Dataset excerpt:

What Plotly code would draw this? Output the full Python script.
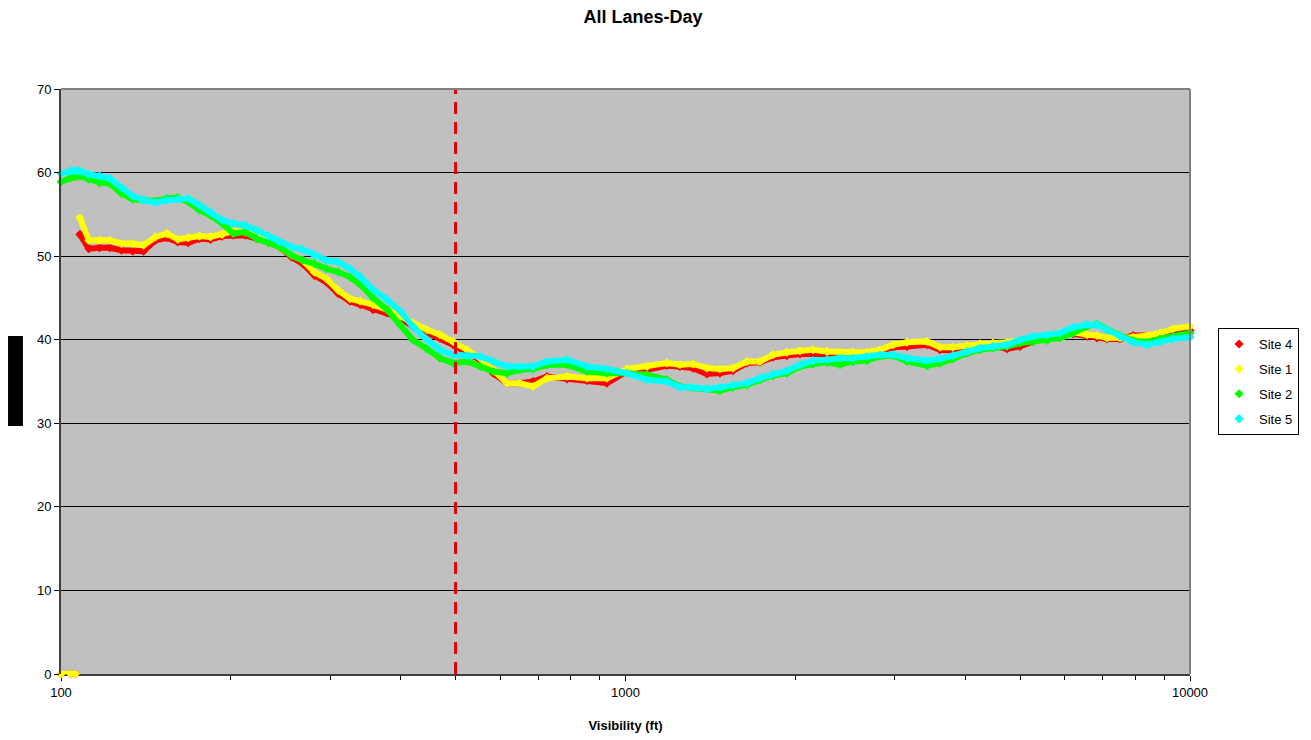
import plotly.graph_objects as go

# visibility (ft) at the sampled points, shared by all sites
visibility = [
    100, 104, 106, 107, 108, 112, 117, 122, 128, 134, 140,
    147, 154, 161, 168, 176, 184, 193, 202, 212, 222,
    233, 244, 256, 268, 281, 295, 310, 325, 339, 357,
    378, 399, 420, 445, 469, 495, 524, 553, 583, 617,
    650, 686, 726, 788, 855, 927, 1006, 1092, 1184, 1249,
    1317, 1394, 1470, 1550, 1642, 1731, 1825, 1932, 2038, 2148,
    2275, 2399, 2529, 2678, 2824, 2978, 3153, 3420, 3607, 3803,
    4027, 4246, 4477, 4741, 5000, 5272, 5582, 5886, 6206, 6572,
    6842, 7128, 7516, 7926, 8392, 8849, 9330, 10000,
]

site4 = [
    0, 0, 0, None, 52.6, 50.9, 51.0, 51.0, 50.7, 50.6, 50.6,
    51.9, 52.2, 51.7, 51.6, 52.1, 52.0, 52.4, 52.5, 52.5, 52.1,
    51.7, 51.1, 49.9, 49.1, 47.7, 46.9, 45.5, 44.6, 44.2, 43.6,
    43.2, 42.6, 41.6, 40.8, 40.2, 39.4, 38.4, 37.6, 36.0, 34.8,
    34.8, 35.0, 35.6, 35.3, 35.1, 34.8, 36.2, 36.4, 36.9, 36.8,
    36.6, 35.9, 36.0, 36.3, 37.2, 37.3, 37.9, 38.1, 38.3, 38.3,
    38.3, 38.2, 38.2, 38.3, 38.6, 39.1, 39.2, 39.4, 38.8, 38.7,
    39.0, 39.2, 39.3, 38.9, 39.2, 39.8, 40.2, 40.6, 40.7, 40.4,
    40.2, 40.1, 40.1, 40.5, 40.5, 40.7, 40.9, 41.1,
]

site1 = [
    0, 0, 0, None, 54.6, 51.9, 51.9, 51.9, 51.5, 51.5, 51.3,
    52.3, 52.7, 52.0, 52.2, 52.4, 52.3, 52.6, 53.0, 52.9, 52.5,
    51.9, 51.1, 50.1, 49.5, 48.1, 47.3, 45.9, 44.9, 44.6, 44.2,
    43.6, 42.8, 42.0, 41.2, 40.6, 39.8, 38.8, 37.8, 36.4, 34.8,
    34.8, 34.4, 35.4, 35.6, 35.4, 35.4, 36.5, 36.8, 37.2, 37.0,
    37.1, 36.6, 36.5, 36.6, 37.4, 37.4, 38.2, 38.5, 38.7, 38.8,
    38.6, 38.5, 38.5, 38.5, 38.8, 39.4, 39.7, 39.8, 39.1, 39.1,
    39.3, 39.5, 39.6, 39.7, 39.9, 40.2, 40.6, 40.8, 40.9, 40.6,
    40.5, 40.2, 40.2, 40.3, 40.5, 40.8, 41.3, 41.6,
]

site2 = [
    58.9, 59.4, 59.5, 59.6, 59.6, 59.2, 58.8, 58.7, 57.5, 56.8, 56.7,
    56.6, 56.9, 57.0, 56.5, 55.5, 54.9, 53.9, 52.7, 52.9, 52.1,
    51.6, 51.1, 50.1, 49.5, 49.1, 48.5, 48.1, 47.5, 46.6, 45.0,
    43.6, 41.8, 40.0, 38.9, 37.8, 37.2, 37.4, 36.8, 36.2, 36.0,
    36.4, 36.5, 37.0, 37.0, 36.2, 36.0, 36.0, 35.8, 35.2, 34.4,
    34.2, 34.1, 33.9, 34.3, 34.6, 35.2, 35.7, 36.0, 36.8, 37.1,
    37.3, 37.0, 37.4, 37.5, 38.0, 38.1, 37.4, 36.9, 37.2, 37.7,
    38.4, 38.8, 39.0, 39.2, 39.6, 39.8, 39.9, 40.2, 40.8, 41.6,
    41.9, 41.2, 40.5, 39.9, 39.7, 40.1, 40.4, 40.8,
]

site5 = [
    59.9, 60.2, 60.2, 60.2, 60.2, 59.8, 59.6, 59.3, 58.2, 57.2, 56.7,
    56.4, 56.7, 56.8, 56.9, 56.1, 55.3, 54.3, 53.9, 53.7, 53.1,
    52.4, 51.7, 51.1, 50.8, 50.2, 49.5, 49.3, 48.5, 47.5, 46.0,
    44.8, 43.4, 41.6, 40.0, 38.8, 38.2, 38.1, 38.0, 37.4, 36.8,
    36.8, 36.8, 37.4, 37.6, 36.8, 36.5, 36.0, 35.2, 35.0, 34.3,
    34.3, 34.1, 34.3, 34.6, 34.8, 35.4, 35.9, 36.3, 37.0, 37.5,
    37.6, 37.8, 37.8, 38.0, 38.2, 38.2, 37.8, 37.5, 37.7, 38.1,
    38.6, 39.0, 39.2, 39.4, 40.0, 40.4, 40.6, 40.8, 41.5, 41.8,
    41.8, 41.2, 40.4, 39.7, 39.4, 39.7, 40.1, 40.3,
]

site_names = ["Site 4", "Site 1", "Site 2", "Site 5"]
site_colors = ["#FF0000", "#FFFF00", "#00FF00", "#00FFFF"]

threshold_ft = 500

y_ticks = [0, 10, 20, 30, 40, 50, 60, 70]
x_tick_vals = [100, 1000, 10000]
x_tick_text = ["100", "1000", "10000"]
x_minor_vals = [200, 300, 400, 500, 600, 700, 800, 900,
                2000, 3000, 4000, 5000, 6000, 7000, 8000, 9000]

FONT = "Liberation Sans, Arial, sans-serif"

fig = go.Figure()

for name, color, ys in zip(site_names, site_colors, [site4, site1, site2, site5]):
    fig.add_trace(go.Scatter(x=visibility, y=ys, mode="lines+markers",
                             line=dict(color=color, width=6),
                             marker=dict(color=color, size=7, symbol="diamond"),
                             cliponaxis=False,
                             showlegend=False, hoverinfo="skip"))

# dashed threshold at 500 ft, drawn over the curves
fig.add_trace(go.Scatter(x=[threshold_ft, threshold_ft], y=[y_ticks[0], y_ticks[-1]],
                         mode="lines", line=dict(color="#E00000", width=3, dash="12px,8px"),
                         showlegend=False, hoverinfo="skip"))

# legend entries show just the marker, like the original
for name, color in zip(site_names, site_colors):
    fig.add_trace(go.Scatter(x=[None], y=[None], mode="markers", name=name,
                             legendgroup=name,
                             marker=dict(color=color, size=7, symbol="diamond")))

# the page adds an 8px body margin, so the figure is 8px smaller than the window
fig.update_layout(
    width=1303, height=732,
    margin=dict(l=53, r=121, t=81, b=66, autoexpand=False),
    paper_bgcolor="white", plot_bgcolor="#C0C0C0",
    font=dict(family=FONT, size=13, color="#000000"),
    title=dict(text="<b>All Lanes-Day</b>", x=0.4873, xanchor="center",
               y=0.9877, yanchor="middle", font=dict(family=FONT, size=18, color="#000000")),
    legend=dict(x=1.0966, xanchor="right", y=0.5, yanchor="middle",
                bgcolor="white", bordercolor="#000000", borderwidth=1,
                font=dict(family=FONT, size=13, color="#000000"),
                tracegroupgap=5, itemwidth=30),
)

fig.update_xaxes(type="log", range=[2, 4],
                 tickvals=x_tick_vals, ticktext=x_tick_text,
                 ticks="outside", ticklen=5, tickcolor="#000000", tickwidth=1,
                 minor=dict(tickvals=x_minor_vals, ticks="outside", ticklen=4,
                            tickcolor="#000000", showgrid=False),
                 showgrid=False, zeroline=False, layer="below traces",
                 showline=True, linecolor="#404040", linewidth=2,
                 tickfont=dict(size=13),
                 title=dict(text="<b>Visibility (ft)</b>", font=dict(size=13), standoff=22))

fig.update_yaxes(range=[0, 70], tickvals=y_ticks,
                 ticks="outside", ticklen=5, tickcolor="#000000", tickwidth=1,
                 showgrid=True, gridcolor="#000000", gridwidth=1, zeroline=False,
                 showline=True, linecolor="#404040", linewidth=2,
                 tickfont=dict(size=13))

# grey border on the top and right of the plot area
fig.add_shape(type="line", xref="x domain", yref="y domain", x0=0, x1=1, y0=1, y1=1,
              line=dict(color="#808080", width=2), layer="above")
fig.add_shape(type="line", xref="x domain", yref="y domain", x0=1, x1=1, y0=0, y1=1,
              line=dict(color="#808080", width=2), layer="above")

# black block where the y-axis title sits in the original
fig.add_shape(type="rect", xref="paper", yref="paper",
              x0=-0.0469, x1=-0.0337, y0=0.4239, y1=0.5778,
              fillcolor="#000000", line=dict(width=0), layer="above")

fig.write_html("out.html")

Given task: Only the lines from the start of the material through the line containing "import plotly.graph_objects as go" should be transcribed. Pictures stay out.

Solution to this task:
What Plotly code would draw this? Output the full Python script.
import plotly.graph_objects as go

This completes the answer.